Difford receives aid and comfort in the writing from Boo Hewerdine and Leo Abrahams across these 12 numbers, beginning with “1975”, which kicks off the album with a nod to the golden age of glam and lyrics that detail the protagonist’s misspent youth. The track is less celebratory than cautionary as we hear details of multiple trips to rehab and a person who’s convinced that his best days are long behind him. Still, we can’t help but bob our heads in recognition of realism as those sublime four-plus minutes tick away. Its successor, “Like I Did”, offers one of the more refreshing takes on parenting in recent memory, as our hero sings about children who are remarkably like their parents — whether stoned, sleeping, or slow to change. And if it, like “1975”, isn’t a complete celebration, it’s not resignation either.

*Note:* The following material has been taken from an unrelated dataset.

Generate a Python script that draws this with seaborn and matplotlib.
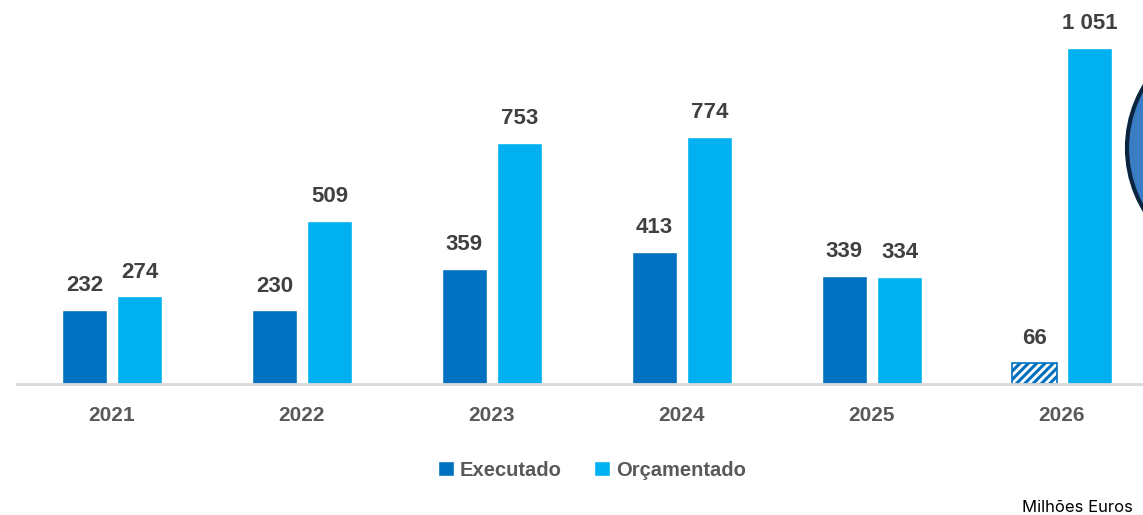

From there the record departs into what is often darker territory as the tracks co-penned with Hewerdine give way to those co-written with Abrahams. There’s a strange kind of love song (“The Still & the Sparkling”), multiple references to pissed mattresses, observations about the evil that men do and how it lives on and on after them, stories of a less than sparkling and prolonged morning after (“Wrecked”), and the acknowledgment that an old lover is better off without us (“Happy Once Again”). Throughout, the musical mood is light even when the lyrical matter isn’t, the whole affair feeling like a revue celebrating human foibles and failings with an uncharacteristically strong sense of accomplishment.

This is all fitting fodder for Difford, a man who reminds us that life is complicated, filled with gradations of light and dark, quelled hopes and quieted dreams, and expansive orchards of trees richly blooming with varieties of words and emotions one can choose from to express all these diverse and sometimes devilish experiences and exorcisms. Cashmere If You Can is not an album filled with easy answers or pat expression, and it doesn’t easily yield to listener expectations — this is music, unsurprisingly, for the thinking man, the aging man, the man aware that there are no easy answers and that the flotsam and jetsam of one’s past continues to wash ashore long, long, long after the initial wrecks that cast them into the ocean of time.

Difford is, of course, not the only artist of his kind, but he may be the best at what he does and perhaps the most unflinchingly honest. That’s something Cashmere If You Can reminds us of time and again throughout its all-too-brief 48-minute run. This is an album filled with undeniable truths that are delivered with an uncommon caring, gentleness, and intelligence that few artists fully inhabit. It is, in a word, brilliant.